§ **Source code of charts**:
[BEGIN]

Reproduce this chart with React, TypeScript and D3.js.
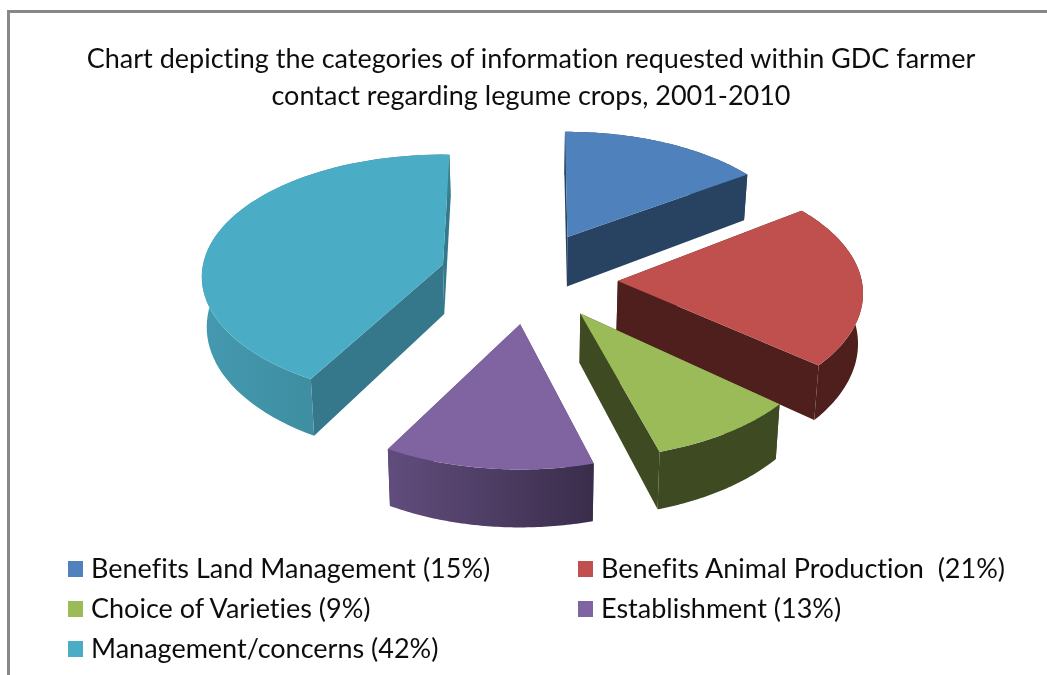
import React from "react";
import * as d3 from "d3";

const W = 1047;
const H = 675;

const titleLines = [
  "Chart depicting the categories of information requested  within GDC farmer",
  "contact regarding legume crops, 2001-2010",
];
const categories = [
  "Benefits Land Management (15%)",
  "Benefits Animal Production  (21%)",
  "Choice of Varieties (9%)",
  "Establishment (13%)",
  "Management/concerns (42%)",
];
const shares = [15, 21, 9, 13, 42];
const topColors = ["#4F81BD", "#C0504D", "#9BBB59", "#8064A2", "#4BACC6"];
const wallColors = ["#284361", "#4E1F1D", "#3E4A22", "#4A3A5E", "#35788B"];
const outerFrom = ["#284361", "#4E1F1D", "#3E4A22", "#614D7D", "#4499B0"];
const outerTo = ["#284361", "#4E1F1D", "#3E4A22", "#3A2D4B", "#38808F"];

// small corrections for the way the original 3D renderer distorts each slice
const startTrim = [-0.7, -1, 1.8, 2.8, 1.4];
const endTrim = [1.9, 0, 1.5, -0.2, 1.7];
const explodeTurn = [0, 4.5, -1, 0, 0];
const explodeBy = [0.37, 0.37, 0.355, 0.37, 0.375];
const rxBy = [235, 244, 240, 241, 240];
const ryBy = [120.5, 124, 124, 124, 121];
const perspBy = [0.146, 0.1, 0.146, 0.146, 0.1];

// projection of the tilted disk
const cx = 529;
const cy = 276;
const rx = 240;
const ry = 124;
const persp = 0.146;
const depth = 49.5;
const shrink = 0.985;

const rad = Math.PI / 180;
const scaleAt = (v: number, k = persp) => 1 / (1 - k * v);
const proj = (u: number, v: number): [number, number] => [rx * u * scaleAt(v), ry * v * scaleAt(v)];

const pieGen = d3.pie<number>().sort(null).value((d) => d);
const line = d3.line();

type P = [number, number];

function sliceGeometry(start0: number, end0: number, i: number) {
  const mid = (start0 + end0) / 2 + explodeTurn[i] * rad;
  const start = start0 + startTrim[i] * rad;
  const end = end0 + endTrim[i] * rad;
  const e = explodeBy[i];
  const [ax, ay] = proj(e * Math.sin(mid), -e * Math.cos(mid));
  const apex: P = [cx + ax, cy + ay];
  const rimV: number[] = [];
  const n = 64;
  const rim: P[] = d3.range(n + 1).map((k) => {
    const a = start + ((end - start) * k) / n;
    const u = Math.sin(a);
    const v = -Math.cos(a);
    rimV.push(v);
    const s = scaleAt(v, perspBy[i]);
    return [apex[0] + rxBy[i] * u * s, apex[1] + ryBy[i] * v * s] as P;
  });
  const drop = (p: P, v: number): P => [cx + (p[0] - cx) * shrink, p[1] + depth * scaleAt(v)];
  const apexLow = drop(apex, 0);
  const rimLow = rim.map((p, k) => drop(p, rimV[k]));
  return { apex, apexLow, rim, rimLow };
}

const legendCols = [68, 578];
const legendRows = [569, 609, 649];

export default function App() {
  const arcs = pieGen(shares);
  const slices = arcs.map((a, i) => sliceGeometry(a.startAngle, a.endAngle, i));
  const textStyle = { fontVariantLigatures: "none" } as React.CSSProperties;
  return (
    <svg
      width={W}
      height={H}
      viewBox={`0 0 ${W} ${H}`}
      style={{ position: "absolute", left: 0, top: 0, background: "#fff" }}
    >
      <defs>
        {slices.map((s, i) => {
          const xs = s.rim.map((p) => p[0]);
          return (
            <linearGradient
              key={i}
              id={`outer${i}`}
              gradientUnits="userSpaceOnUse"
              x1={d3.min(xs)}
              x2={d3.max(xs)}
              y1={0}
              y2={0}
            >
              <stop offset="0" stopColor={outerFrom[i]} />
              <stop offset="1" stopColor={outerTo[i]} />
            </linearGradient>
          );
        })}
        <filter id="soft" x="-2%" y="-20%" width="104%" height="140%">
          <feGaussianBlur stdDeviation="0.45" />
        </filter>
      </defs>
      <path d="M8.5 675 V11.5 H1047" fill="none" stroke="#888" strokeWidth={3} />
      <g filter="url(#soft)">
        {titleLines.map((t, i) => (
          <text
            key={i}
            x={531}
            y={68 + i * 37}
            textAnchor="middle"
            fontFamily="Lato"
            fontSize={27}
            fill="#111"
            style={textStyle}
          >
            {t}
          </text>
        ))}
      </g>
      {slices.map((s, i) => (
        <g key={i}>
          <path d={line([s.apex, s.rim[0], s.rimLow[0], s.apexLow])! + "Z"} fill={wallColors[i]} />
          <path
            d={line([s.apex, s.rim[s.rim.length - 1], s.rimLow[s.rim.length - 1], s.apexLow])! + "Z"}
            fill={wallColors[i]}
          />
          <path
            d={line([...s.rim, ...s.rimLow.slice().reverse()])! + "Z"}
            fill={`url(#outer${i})`}
          />
          <path d={line([s.apex, ...s.rim])! + "Z"} fill={topColors[i]} />
        </g>
      ))}
      {categories.map((c, i) => {
        const x = legendCols[i % 2];
        const y = legendRows[Math.floor(i / 2)];
        return (
          <g key={c}>
            <rect x={x} y={y - 8} width={15} height={16} fill={topColors[i]} />
            <text
              x={x + 23}
              y={y + 9}
              fontFamily="Lato"
              fontSize={27}
              fill="#111"
              xmlSpace="preserve"
              style={textStyle}
              filter="url(#soft)"
            >
              {c}
            </text>
          </g>
        );
      })}
    </svg>
  );
}
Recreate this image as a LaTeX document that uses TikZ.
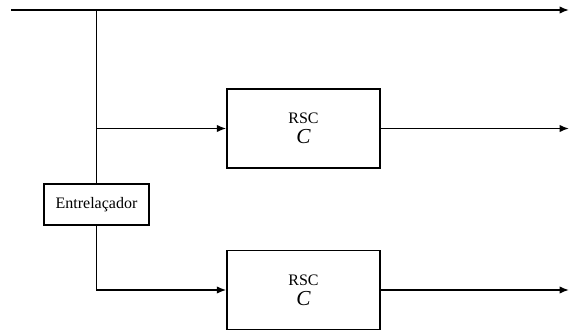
\documentclass[tikz,border=0pt]{standalone}
\usepackage{fontspec}
\setmainfont{Liberation Serif}
\usetikzlibrary{arrows.meta,positioning}
\tikzset{
  kutija/.style={draw=black,line width=1.1pt,align=center,inner sep=2pt,
                 fill=white,font=\fontsize{12}{15}\selectfont},
  str/.style={-{Latex[length=7pt,width=5.5pt]},line width=1.1pt,black},
}
\newcommand{\velikoC}{{\fontsize{16}{15}\selectfont\itshape C}}

\begin{document}
\begin{tikzpicture}[x=0.75pt,y=-0.75pt]
  \useasboundingbox (0,0) rectangle (569,331);

  % ---------- BLOKOVI ----------
  \node[kutija,minimum width=114.75pt,minimum height=59.25pt] (krsc1) at (303.5,128.5) {RSC\\\velikoC};
  \node[kutija,minimum width=114.75pt,minimum height=59.25pt] (krsc2) at (303.5,290) {RSC\\\velikoC};
  \node[kutija,minimum width=78.75pt,minimum height=30.75pt] (kentrel) at (96.5,204.5) {Entrelaçador};

  % ---------- TACKE ----------
  \coordinate (ulaz)   at (11,10);
  \coordinate (grana)  at (kentrel.north |- ulaz);
  \coordinate (izlaz1) at (569,10);
  \coordinate (izlaz2) at (569,128.5);
  \coordinate (izlaz3) at (569,290);

  % ---------- STRELICE ----------
  \draw[str] (ulaz) -- (izlaz1);
  \draw[line width=1.1pt] (grana) -- (kentrel.north);
  \draw[str] (grana |- krsc1.west) -- (krsc1.west);
  \draw[str] (krsc1.east) -- (izlaz2);
  \draw[str] (kentrel.south) |- (krsc2.west);
  \draw[str] (krsc2.east) -- (izlaz3);

\end{tikzpicture}
\end{document}
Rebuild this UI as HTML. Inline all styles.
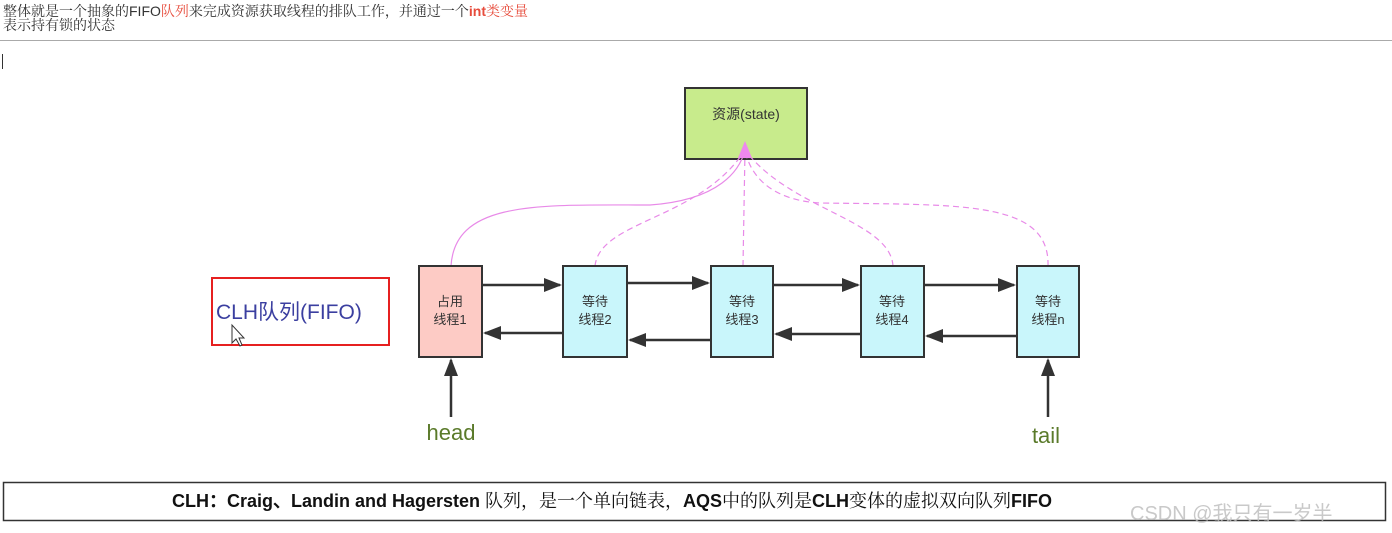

[END]

§ **Task instructions**:
Lines containing the string "this" are to be selected and copied.

§ **Completed exercise**:
Reproduce this chart with React, TypeScript and D3.js.
Recreate this image as a LaTeX document that uses TikZ.
Rebuild this UI as HTML. Inline all styles.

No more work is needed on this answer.